In May 2006 Barry McGoldrick became the first Eoghan Rua player to play in the All-Ireland Senior Football Championship when he was part of the Derry team that defeated Tyrone in the first round of the Ulster Championship in Healy Park. His brother, Seán Leo McGoldrick made his debut for Derry in the 2007 McKenna Cup v Queen's University Belfast. Both have also played for Derry hurlers.

In 2007 they became champions of Derry ACFL Division 3, winning promotion Division 2 for the first time in their history.

===Hurling===
Previous to the founding of CLG Eoghan Rua, there had been a hurling club in Coleraine called Mitchel's and they had won the 1943 and 1945 Derry Senior Hurling Championships. Eoghan Rua entered a Senior Hurling team in 2002, having fielded underage teams for a few years before this. 2006 saw the club win both the Derry Intermediate Hurling Championship and the Derry Junior Hurling Championship.

===Camogie===
A Senior Camogie team fielded for the first time in 2001/2? The club won their first Derry Intermediate Camogie Championship in 2005 and again in 2007. They won the Derry Premier Championship in 2010 and the Ulster Senior B Championship in the same year. Current senior camógs Gráinne McGoldrick, Jane Carey, Méabh McGoldrick and Roma McDonald were on the Derry senior squad that contested the 2006 All-Ireland Junior Camogie Final. They were defeated by Dublin. The same four players were part of the Derry team that went one step further in 2007 and won the All-Ireland Junior Camogie Championship, defeating Clare in the final.
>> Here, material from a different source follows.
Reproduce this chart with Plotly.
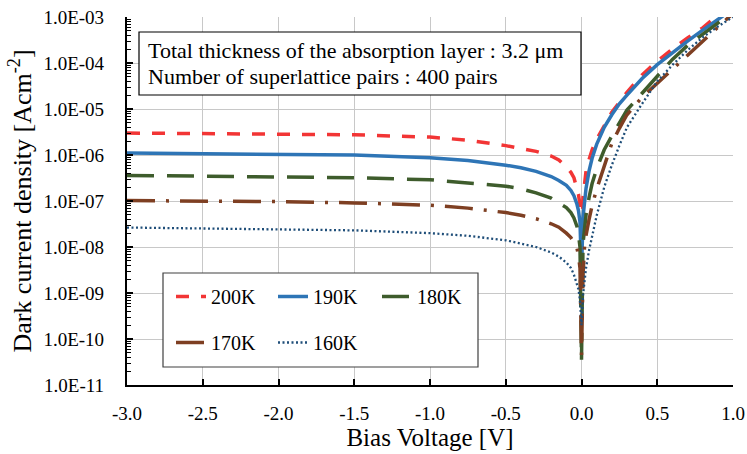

In 2010 the camogie teams won the Derry Premier League and Championship Double completing both campaigns unbeaten. They went on to win the Ulster Senior B Championship.

Eoghan Rua and Derry forward Gráinne McGoldrick received a camogie All Star in 2009.

==Titles won==

===Football===

==== Senior ====

- All-Ireland Kilmacud 7's Championship: 1
  - 2017

- Derry Senior Football Championship: 2
  - 2010, 2018
- Derry Division 1 Football League: 1
  - 2017
- Derry Division 2 Football League: 1
  - 2009
- Derry Division 3 Football League 1
  - 2007
- Ulster Senior Football League: 2
  - 2017, 2018
- Dr Kerlin Cup: 2
  - 2017, 2019
- Ulster Intermediate Football Championship: 1
  - 2006
- Derry Intermediate Football Championship: 1
  - 2006
- Derry Junior Football Championship: 1
  - 1997
- Derry Junior Football League: 2
  - 1997, 2000

====Minor====
- Tommy O'Neill Cup (Derry Minor 'B' Football Championship) 1
  - 2000
- North Derry Minor 'B' Football Championship: 1
  - 2000

===Hurling===

====Senior====

- Ulster Junior Club Hurling Championship: 2
  - 2015, 2019
- Derry Intermediate Hurling Championship:2
  - 2006, 2022
- Derry Junior Hurling Championship: 1?
  - 2006

===Camogie===
- Ulster Club Senior Camogie B Championship
  - 2010
- Derry Premier League Championship
  - 2010
- Derry Premier Championship
  - 2010
- Ulster Premier League Cup
  - 2009
- Derry Premier League
  - 2009
- Gulf Gaelic Games Camogie
  - 2009
- Ulster Premier Shield
  - 2008
- Ulster Championship
  - 2010
- All-Ireland Senior "B" Camogie Championship
  - 2010
- Derry Intermediate Camogie Championship:
  - 2005, 2007

==Notable players==
- Barry McGoldrick; first Eoghan Rua player to play for Derry in All-Ireland Senior Football Championship.